Agri Business

Time to look at taxing ‘Richie Rich’ farmers, says Deloitte

| Updated on: Jan 17, 2018

Budget ought to bring in such a move, say experts at open house

Budget 2018-19 should look at mechanisms to make rich farmers fork out meaningful sums to the exchequer, suggested several tax experts from global professional services firm Deloitte, Haskins & Sells LLP.

This is especially so when the government is faced with revenue pressures and looking to rein in the runaway fiscal deficit. The Budget is expected to be bent more towards the ‘Economics of Entitlement’ than the ‘Economics of Entrepreneurship’, said the experts from the firm at an open house pre-Budget discussion with BusinessLine here on Wednesday.

“The expectation is that there is something immediate and concrete that could be done for the farm sector. We expect the roadmap for fiscal consolidation to be recalibrated and some expenditure related schemes to be announced for the agriculture sector,” said Richa Gupta, Senior Director with the firm.

Package for exports

“We also expect for some sort of a roadmap reinforced for the economic package that was announced in November for the Bharatmala project — on how it will be financed. More details may also be spelled out on how the NPAs will be financed. Keeping in line with the Make in India scheme, the other sector where the focus will be on is exports, and there might be a package for them,” Gupta said.

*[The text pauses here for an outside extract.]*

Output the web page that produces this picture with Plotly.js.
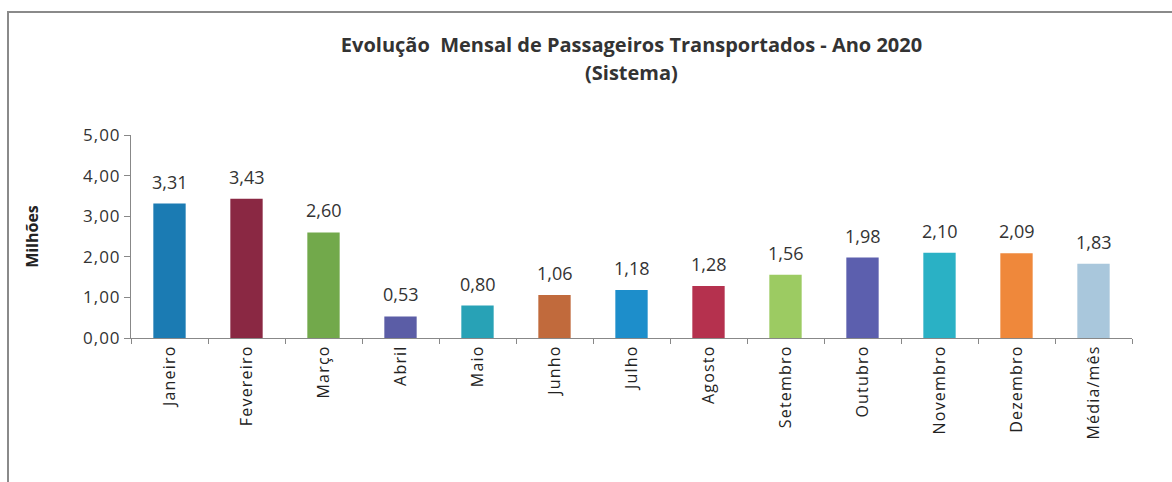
<!DOCTYPE html>
<html>
<head>
<meta charset="utf-8">
<script src="https://cdn.plot.ly/plotly-3.0.1.min.js"></script>
<style>
  html, body { margin: 0; padding: 0; background: #ffffff; }
  #frame { position: absolute; left: 7px; top: 11px; width: 1180px; height: 480px; border-left: 2px solid #8a8a8a; border-top: 2px solid #8a8a8a; box-sizing: border-box; pointer-events: none; z-index: 5; }
  #chart { position: absolute; left: 0; top: 0; width: 1172px; height: 482px; }
  #chart .xtick text { letter-spacing: 1.2px; }
  #chart .ytick text { letter-spacing: 1px; }
</style>
</head>
<body>
<div id="chart"></div>
<div id="frame"></div>
<script>
const categories = ["Janeiro", "Fevereiro", "Março", "Abril", "Maio", "Junho", "Julho", "Agosto", "Setembro", "Outubro", "Novembro", "Dezembro", "Média/mês"];
const values = [3.31, 3.43, 2.60, 0.53, 0.80, 1.06, 1.18, 1.28, 1.56, 1.98, 2.10, 2.09, 1.83];
const valueLabels = ["3,31", "3,43", "2,60", "0,53", "0,80", "1,06", "1,18", "1,28", "1,56", "1,98", "2,10", "2,09", "1,83"];
const barColors = ["#1b7bb3", "#8a2843", "#72a94b", "#5b5da6", "#28a2b6", "#c16a3c", "#1d8ecb", "#b5314e", "#9ccb62", "#5c5fae", "#2ab1c5", "#ef883b", "#a9c7dc"];
const yTickVals = [0, 1, 2, 3, 4, 5];
const yTickText = ["0,00", "1,00", "2,00", "3,00", "4,00", "5,00"];
const titleLine1 = "Evolução  Mensal de Passageiros Transportados - Ano 2020";
const titleLine2 = "(Sistema)";

const fontFam = "Open Sans, Liberation Sans, sans-serif";

const trace = {
  type: "bar",
  x: categories,
  y: values,
  marker: { color: barColors, line: { width: 0 } },
  width: 0.42,
  hoverinfo: "x+y"
};

const labelAnnotations = categories.map((c, i) => ({
  x: c, y: values[i], xref: "x", yref: "y",
  text: valueLabels[i], showarrow: false,
  yanchor: "bottom", yshift: 8,
  font: { family: fontFam, size: 18, color: "#333333" }
}));

const layout = {
  width: 1172,
  height: 482,
  margin: { l: 131, r: 40, t: 135, b: 144 },
  paper_bgcolor: "#ffffff",
  plot_bgcolor: "#ffffff",
  showlegend: false,
  title: {
    text: "<b>" + titleLine1 + "</b>",
    x: 0.5, xref: "paper", xanchor: "center",
    y: 1 - 45 / 482, yref: "container", yanchor: "middle",
    font: { family: fontFam, size: 20, color: "#333333" }
  },
  annotations: labelAnnotations.concat([{
    text: "<b>" + titleLine2 + "</b>", showarrow: false,
    xref: "paper", x: 0.5, xanchor: "center",
    yref: "paper", y: 1 + (135 - 73) / 203, yanchor: "middle",
    font: { family: fontFam, size: 20, color: "#333333" }
  }]),
  xaxis: {
    type: "category",
    tickangle: -90,
    tickfont: { family: fontFam, size: 16, color: "#222222" },
    showline: true, linecolor: "#888888", linewidth: 1,
    ticks: "outside", ticklen: 5, tickcolor: "#888888",
    tickson: "boundaries",
    showgrid: false, zeroline: false
  },
  yaxis: {
    range: [0, 5],
    tickvals: yTickVals,
    ticktext: yTickText,
    tickfont: { family: fontFam, size: 17, color: "#333333" },
    showline: true, linecolor: "#888888", linewidth: 1,
    ticks: "outside", ticklen: 6, tickcolor: "#888888",
    showgrid: false, zeroline: false,
    title: { text: "<b>Milhões</b>", font: { family: fontFam, size: 16, color: "#222222" }, standoff: 44 }
  }
};

Plotly.newPlot("chart", [trace], layout, { displayModeBar: false, staticPlot: true });
</script>
</body>
</html>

Direct benefit transfer (DBT) schemes can be the tools to identify the higher income farmers, the experts said.

Rohinton Sidhwa, Partner in the firm, said: “We need to find a solution where we can charge a turnover tax of some sorts on rich farm households. According to tax returns data, Rajasthan has more income tax assessees than Punjab. So the poorer States are showing a higher level of compliance, as opposed to the richer States. And this diversion is attributed in large part due to agriculture incomes being tax exempt.”

Sidhwa also expects that the Budget will bring back long-term capital gains (LTCG) tax on trades put through stock exchanges. He felt that the government may go in for an arrangement where the securities transaction tax will co-exist with the levy of long-term capital gains on securities.

Corporate income tax

He further believed that Finance Minister Arun Jaitley will keep his promise of reducing corporate income tax. Bringing corporate tax reduction to a specified class of companies alone — like it was done last year — has brought its own challenges.

“This has created an inequity in the business and existing companies have started looking for ways like starting a new company and then merging the old one with it to save tax. So if they make an announcement to reduce, they must give it across the board to avoid creating inequality in the ecosystem,” he said.

A lower corporate tax rate may excite the industry but the return of LTCG tax will surely spook investors. Sidwa said: “The current mood in the Finance Ministry is that they want to tax it. So they were very much against taking it down earlier. At that point of time there was pressure form FIIs and others that made it go to zero, but they would like to bring it back.”

Long-term capital gains

“The effect of having zero LTCG tax has been very good for the stock market. Today our stock market is at its peak. But in order to straighten things out, the government should tax everything moderately. Not as high as 20 per cent but perhaps at 10 per cent,” he added.

The Budget is also expected to enforce some in-direct tax reform, despite the GST Council taking over the rate setting powers of the Finance Minister. Deloitte Senior Director Saloni Roy said: “The Central GST law can be amended to bring petroleum products within the purview of the Central GST.”